I’ve realised that islands are my happy place — and I don’t think I’m alone.
First of all, islands have edges. Proper, physical edges. You can walk to them. Stand at them. Stare dramatically out to sea like you’re in a sweeping movie montage. There’s something deeply comforting about knowing the world stops at the shoreline. An ocean in every direction and a breeze that seems to whisper, “You can relax now.”
The delicious isolation
When I holiday on an island, I instantly feel lighter. Maybe it’s psychological — water as a boundary, separating me from real life. Emails can’t swim. Laundry piles dissolve in salt air. On the mainland, life feels sprawling and busy. On an island, it shrinks to something manageable: swim, eat, nap, repeat.
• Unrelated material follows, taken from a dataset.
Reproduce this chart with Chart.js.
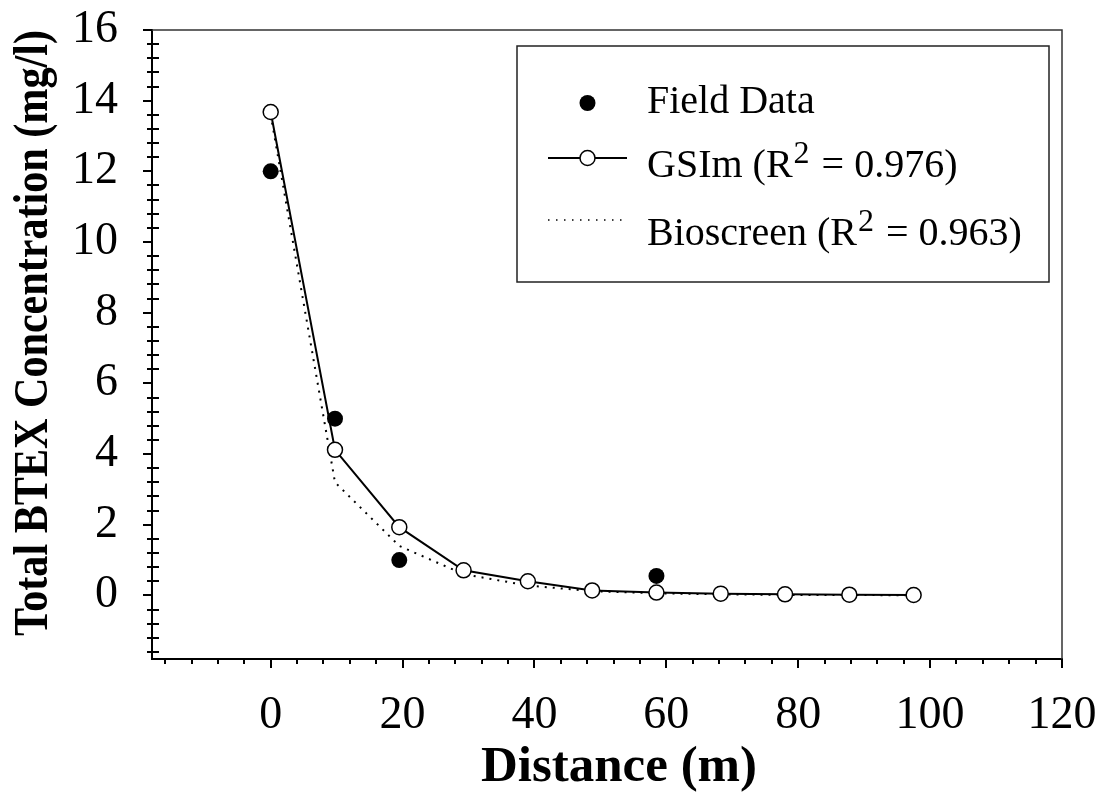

Of course, island stories don’t always go smoothly. We grew up watching the cast of Gilligan’s Island attempt to get off their tropical paradise with increasingly questionable engineering plans.
And let’s not forget Mamma Mia!, where everyone lives on a Greek island and somehow resolves complex life questions through ABBA songs. I can confirm my holidays are less spontaneous choreographed numbers — though give me a good tune in the background and a margarita and I won’t rule it out.
Image – Mamma Mia! (2008). Copyright Littlestar Productions/Playtone.
Simplicity is the point
One of the things I love most about island holidays is how simple life becomes. You pack less. You need less. You rotate between two pairs of sandals and suddenly that feels entirely sufficient. There’s usually one main street, a handful of cafés, and a rhythm to the day that revolves around tides and sunset rather than traffic.
As a solo traveller, that simplicity feels safe. It’s easy to get your bearings.
“If you were stranded on a desert island…”
Islands also tap into that classic question: If you were stranded on a desert island, what would you take?
I’ve always loved this question. Not because I actually want to test my survival skills (I draw the line at building my own shelter), but because it’s a brilliant little mirror. Strip life back to one or two items and suddenly your priorities become very clear.
Would you take something practical? A knife? A solar-powered gadget? Or something sentimental — a photo, a book, a piece of music? The question quietly forces you to consider what really matters when all the clutter falls away. It’s a reminder that most of what fills our homes — and our mental space — isn’t essential at all.
When I’m on an island holiday, I feel like I’m gently living that question.